**Data items**
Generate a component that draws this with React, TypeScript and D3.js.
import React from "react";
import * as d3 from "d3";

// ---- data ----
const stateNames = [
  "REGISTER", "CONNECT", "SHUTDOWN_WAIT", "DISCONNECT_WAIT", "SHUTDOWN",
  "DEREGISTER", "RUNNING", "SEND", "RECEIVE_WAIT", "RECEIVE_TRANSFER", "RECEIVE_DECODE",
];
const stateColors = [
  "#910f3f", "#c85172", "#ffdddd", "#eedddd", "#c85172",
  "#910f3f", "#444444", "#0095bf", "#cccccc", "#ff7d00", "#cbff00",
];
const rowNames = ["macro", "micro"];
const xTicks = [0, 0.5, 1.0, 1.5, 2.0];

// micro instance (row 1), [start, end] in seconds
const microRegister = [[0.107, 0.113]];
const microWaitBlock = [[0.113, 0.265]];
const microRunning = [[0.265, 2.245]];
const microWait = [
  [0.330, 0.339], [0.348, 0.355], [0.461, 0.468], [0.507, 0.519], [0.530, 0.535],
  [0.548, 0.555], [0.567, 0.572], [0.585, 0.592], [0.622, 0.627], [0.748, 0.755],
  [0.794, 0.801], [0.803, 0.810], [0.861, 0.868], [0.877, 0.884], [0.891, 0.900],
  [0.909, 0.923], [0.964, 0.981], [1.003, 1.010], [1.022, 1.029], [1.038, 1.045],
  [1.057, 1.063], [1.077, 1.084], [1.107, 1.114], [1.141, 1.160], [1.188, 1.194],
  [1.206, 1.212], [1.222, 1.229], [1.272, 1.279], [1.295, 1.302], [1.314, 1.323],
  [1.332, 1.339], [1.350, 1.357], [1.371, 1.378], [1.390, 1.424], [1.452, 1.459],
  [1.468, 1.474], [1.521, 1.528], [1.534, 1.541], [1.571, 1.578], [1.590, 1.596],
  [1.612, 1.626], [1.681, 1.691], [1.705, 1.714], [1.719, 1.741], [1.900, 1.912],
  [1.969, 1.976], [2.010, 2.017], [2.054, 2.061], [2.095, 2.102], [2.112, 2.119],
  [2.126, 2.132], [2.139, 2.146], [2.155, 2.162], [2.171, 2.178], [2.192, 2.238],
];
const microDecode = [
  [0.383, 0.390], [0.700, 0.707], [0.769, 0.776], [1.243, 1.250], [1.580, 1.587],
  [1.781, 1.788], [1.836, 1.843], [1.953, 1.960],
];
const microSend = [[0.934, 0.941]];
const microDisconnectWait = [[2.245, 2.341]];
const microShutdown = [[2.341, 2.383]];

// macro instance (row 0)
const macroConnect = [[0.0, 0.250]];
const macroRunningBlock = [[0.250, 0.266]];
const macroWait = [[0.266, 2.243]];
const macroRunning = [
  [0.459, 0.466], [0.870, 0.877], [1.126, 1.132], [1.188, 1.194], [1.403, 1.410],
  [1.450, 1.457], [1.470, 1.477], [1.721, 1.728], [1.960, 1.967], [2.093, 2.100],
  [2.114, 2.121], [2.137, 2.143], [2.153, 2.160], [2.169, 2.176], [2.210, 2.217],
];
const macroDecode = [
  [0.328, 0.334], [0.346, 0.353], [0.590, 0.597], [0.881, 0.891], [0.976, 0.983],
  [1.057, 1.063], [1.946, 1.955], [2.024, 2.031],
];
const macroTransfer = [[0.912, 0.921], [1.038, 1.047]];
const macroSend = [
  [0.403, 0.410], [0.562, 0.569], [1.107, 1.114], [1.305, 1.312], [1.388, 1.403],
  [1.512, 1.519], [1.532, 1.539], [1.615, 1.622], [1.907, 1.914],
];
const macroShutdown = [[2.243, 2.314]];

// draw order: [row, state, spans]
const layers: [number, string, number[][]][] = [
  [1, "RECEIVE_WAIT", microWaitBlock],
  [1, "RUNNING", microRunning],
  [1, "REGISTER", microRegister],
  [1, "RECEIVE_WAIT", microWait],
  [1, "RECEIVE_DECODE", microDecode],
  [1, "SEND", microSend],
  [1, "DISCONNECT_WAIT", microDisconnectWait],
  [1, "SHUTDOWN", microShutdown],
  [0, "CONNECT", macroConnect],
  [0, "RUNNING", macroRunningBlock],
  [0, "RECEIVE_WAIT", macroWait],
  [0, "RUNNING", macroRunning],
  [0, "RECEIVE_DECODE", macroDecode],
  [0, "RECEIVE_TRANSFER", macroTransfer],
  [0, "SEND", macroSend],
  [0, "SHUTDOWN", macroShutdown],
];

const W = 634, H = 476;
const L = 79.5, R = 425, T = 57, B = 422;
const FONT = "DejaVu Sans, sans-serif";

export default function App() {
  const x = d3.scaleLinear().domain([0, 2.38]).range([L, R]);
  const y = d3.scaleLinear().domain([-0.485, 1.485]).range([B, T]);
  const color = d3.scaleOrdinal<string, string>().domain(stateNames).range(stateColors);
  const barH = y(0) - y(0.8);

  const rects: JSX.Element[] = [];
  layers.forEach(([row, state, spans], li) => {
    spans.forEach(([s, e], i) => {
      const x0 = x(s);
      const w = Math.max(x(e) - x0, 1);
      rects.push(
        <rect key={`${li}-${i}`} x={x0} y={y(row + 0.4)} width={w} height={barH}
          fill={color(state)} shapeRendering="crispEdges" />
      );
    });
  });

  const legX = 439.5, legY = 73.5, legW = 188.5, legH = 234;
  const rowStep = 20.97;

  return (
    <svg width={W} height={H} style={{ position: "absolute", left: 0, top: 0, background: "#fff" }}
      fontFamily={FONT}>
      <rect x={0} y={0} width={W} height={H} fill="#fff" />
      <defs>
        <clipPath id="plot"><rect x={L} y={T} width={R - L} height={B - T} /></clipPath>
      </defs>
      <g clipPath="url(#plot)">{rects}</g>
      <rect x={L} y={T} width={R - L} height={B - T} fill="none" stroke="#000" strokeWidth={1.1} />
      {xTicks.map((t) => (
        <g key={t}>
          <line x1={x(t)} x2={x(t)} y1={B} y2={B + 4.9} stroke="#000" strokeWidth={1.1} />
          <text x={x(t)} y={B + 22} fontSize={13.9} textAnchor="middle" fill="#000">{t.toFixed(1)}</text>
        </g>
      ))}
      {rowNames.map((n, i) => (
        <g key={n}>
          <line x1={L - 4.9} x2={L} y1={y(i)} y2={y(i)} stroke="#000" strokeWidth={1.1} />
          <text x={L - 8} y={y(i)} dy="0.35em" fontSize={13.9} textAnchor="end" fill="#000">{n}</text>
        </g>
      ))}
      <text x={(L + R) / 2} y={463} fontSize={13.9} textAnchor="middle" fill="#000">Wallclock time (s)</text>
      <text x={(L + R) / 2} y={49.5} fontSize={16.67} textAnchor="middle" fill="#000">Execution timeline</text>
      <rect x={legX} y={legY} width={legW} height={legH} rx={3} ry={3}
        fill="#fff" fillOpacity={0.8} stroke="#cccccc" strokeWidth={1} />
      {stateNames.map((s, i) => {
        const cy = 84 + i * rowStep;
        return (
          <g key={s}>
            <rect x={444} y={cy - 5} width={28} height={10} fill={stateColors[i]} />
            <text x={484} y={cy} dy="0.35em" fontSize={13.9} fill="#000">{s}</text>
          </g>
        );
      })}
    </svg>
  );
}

---

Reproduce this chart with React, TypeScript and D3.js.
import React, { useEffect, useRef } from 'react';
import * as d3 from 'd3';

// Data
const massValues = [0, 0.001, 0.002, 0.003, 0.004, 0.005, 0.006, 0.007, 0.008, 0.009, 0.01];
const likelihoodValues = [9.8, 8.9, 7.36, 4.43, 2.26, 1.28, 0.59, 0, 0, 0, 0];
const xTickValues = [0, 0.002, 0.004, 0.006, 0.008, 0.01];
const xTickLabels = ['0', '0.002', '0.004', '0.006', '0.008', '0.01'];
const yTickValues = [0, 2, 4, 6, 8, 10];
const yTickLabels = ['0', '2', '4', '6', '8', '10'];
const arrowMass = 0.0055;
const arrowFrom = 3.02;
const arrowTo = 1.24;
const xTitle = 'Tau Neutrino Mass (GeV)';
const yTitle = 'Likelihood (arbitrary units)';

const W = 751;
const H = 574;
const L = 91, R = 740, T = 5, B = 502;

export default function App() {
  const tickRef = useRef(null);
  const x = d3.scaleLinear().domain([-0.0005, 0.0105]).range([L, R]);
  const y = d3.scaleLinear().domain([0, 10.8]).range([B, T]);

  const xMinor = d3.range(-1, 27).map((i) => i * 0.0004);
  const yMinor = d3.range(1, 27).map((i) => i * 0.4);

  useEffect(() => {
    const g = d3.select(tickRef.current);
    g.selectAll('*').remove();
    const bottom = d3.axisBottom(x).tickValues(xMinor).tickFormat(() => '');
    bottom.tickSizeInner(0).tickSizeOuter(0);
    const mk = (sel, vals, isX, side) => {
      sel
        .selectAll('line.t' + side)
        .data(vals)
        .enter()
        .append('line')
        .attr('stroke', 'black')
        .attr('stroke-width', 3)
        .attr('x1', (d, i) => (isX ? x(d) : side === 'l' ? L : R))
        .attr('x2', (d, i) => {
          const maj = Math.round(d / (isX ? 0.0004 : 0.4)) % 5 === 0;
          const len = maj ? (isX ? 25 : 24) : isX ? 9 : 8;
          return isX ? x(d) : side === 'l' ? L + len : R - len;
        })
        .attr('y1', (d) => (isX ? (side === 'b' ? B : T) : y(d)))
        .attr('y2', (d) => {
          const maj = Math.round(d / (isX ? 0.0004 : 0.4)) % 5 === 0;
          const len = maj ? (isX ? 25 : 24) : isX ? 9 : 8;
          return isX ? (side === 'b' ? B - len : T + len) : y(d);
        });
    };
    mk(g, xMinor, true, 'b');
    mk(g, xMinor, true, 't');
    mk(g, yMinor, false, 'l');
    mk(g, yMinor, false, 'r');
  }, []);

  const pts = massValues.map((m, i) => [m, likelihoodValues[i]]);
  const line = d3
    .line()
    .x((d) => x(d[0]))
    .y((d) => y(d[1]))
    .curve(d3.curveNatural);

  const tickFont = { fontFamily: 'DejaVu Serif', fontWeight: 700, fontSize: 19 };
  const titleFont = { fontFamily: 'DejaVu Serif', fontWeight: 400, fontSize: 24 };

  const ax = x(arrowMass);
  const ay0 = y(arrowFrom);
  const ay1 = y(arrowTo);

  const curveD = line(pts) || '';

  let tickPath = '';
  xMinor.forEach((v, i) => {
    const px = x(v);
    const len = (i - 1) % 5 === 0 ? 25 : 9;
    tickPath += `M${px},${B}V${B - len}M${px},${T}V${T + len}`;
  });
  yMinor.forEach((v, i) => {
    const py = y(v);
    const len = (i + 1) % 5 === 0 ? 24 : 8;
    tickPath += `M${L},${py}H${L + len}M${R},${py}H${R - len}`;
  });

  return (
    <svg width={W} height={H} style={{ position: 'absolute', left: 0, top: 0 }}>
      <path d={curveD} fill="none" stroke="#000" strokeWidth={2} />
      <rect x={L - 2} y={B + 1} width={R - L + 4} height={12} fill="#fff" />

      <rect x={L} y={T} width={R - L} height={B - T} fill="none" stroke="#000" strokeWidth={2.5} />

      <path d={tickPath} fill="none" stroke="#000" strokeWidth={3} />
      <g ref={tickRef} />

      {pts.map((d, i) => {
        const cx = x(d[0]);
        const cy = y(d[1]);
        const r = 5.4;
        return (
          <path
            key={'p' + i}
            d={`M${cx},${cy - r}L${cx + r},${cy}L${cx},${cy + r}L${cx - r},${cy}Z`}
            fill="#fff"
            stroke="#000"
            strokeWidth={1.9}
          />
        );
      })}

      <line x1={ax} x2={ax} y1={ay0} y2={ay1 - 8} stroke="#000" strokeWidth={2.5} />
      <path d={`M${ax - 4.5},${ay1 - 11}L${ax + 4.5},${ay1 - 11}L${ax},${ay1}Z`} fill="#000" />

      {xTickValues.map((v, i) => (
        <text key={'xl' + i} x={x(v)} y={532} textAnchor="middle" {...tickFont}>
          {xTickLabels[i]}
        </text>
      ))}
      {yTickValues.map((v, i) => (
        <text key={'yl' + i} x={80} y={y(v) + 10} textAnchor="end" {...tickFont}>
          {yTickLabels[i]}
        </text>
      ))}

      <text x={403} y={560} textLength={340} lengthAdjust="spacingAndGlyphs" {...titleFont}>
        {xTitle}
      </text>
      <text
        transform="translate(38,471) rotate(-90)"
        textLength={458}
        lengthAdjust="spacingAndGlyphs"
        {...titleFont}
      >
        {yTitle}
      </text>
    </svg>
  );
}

**WHAT YOU HAVE TO DO**
Above is a listing; print exactly its lines from the one with "Reproduce this chart" through the one with "const yMinor = d3.range(1, 27).map((i)", and no other lines.

**EXERCISE SOLUTION**
Reproduce this chart with React, TypeScript and D3.js.
import React, { useEffect, useRef } from 'react';
import * as d3 from 'd3';

// Data
const massValues = [0, 0.001, 0.002, 0.003, 0.004, 0.005, 0.006, 0.007, 0.008, 0.009, 0.01];
const likelihoodValues = [9.8, 8.9, 7.36, 4.43, 2.26, 1.28, 0.59, 0, 0, 0, 0];
const xTickValues = [0, 0.002, 0.004, 0.006, 0.008, 0.01];
const xTickLabels = ['0', '0.002', '0.004', '0.006', '0.008', '0.01'];
const yTickValues = [0, 2, 4, 6, 8, 10];
const yTickLabels = ['0', '2', '4', '6', '8', '10'];
const arrowMass = 0.0055;
const arrowFrom = 3.02;
const arrowTo = 1.24;
const xTitle = 'Tau Neutrino Mass (GeV)';
const yTitle = 'Likelihood (arbitrary units)';

const W = 751;
const H = 574;
const L = 91, R = 740, T = 5, B = 502;

export default function App() {
  const tickRef = useRef(null);
  const x = d3.scaleLinear().domain([-0.0005, 0.0105]).range([L, R]);
  const y = d3.scaleLinear().domain([0, 10.8]).range([B, T]);

  const xMinor = d3.range(-1, 27).map((i) => i * 0.0004);
  const yMinor = d3.range(1, 27).map((i) => i * 0.4);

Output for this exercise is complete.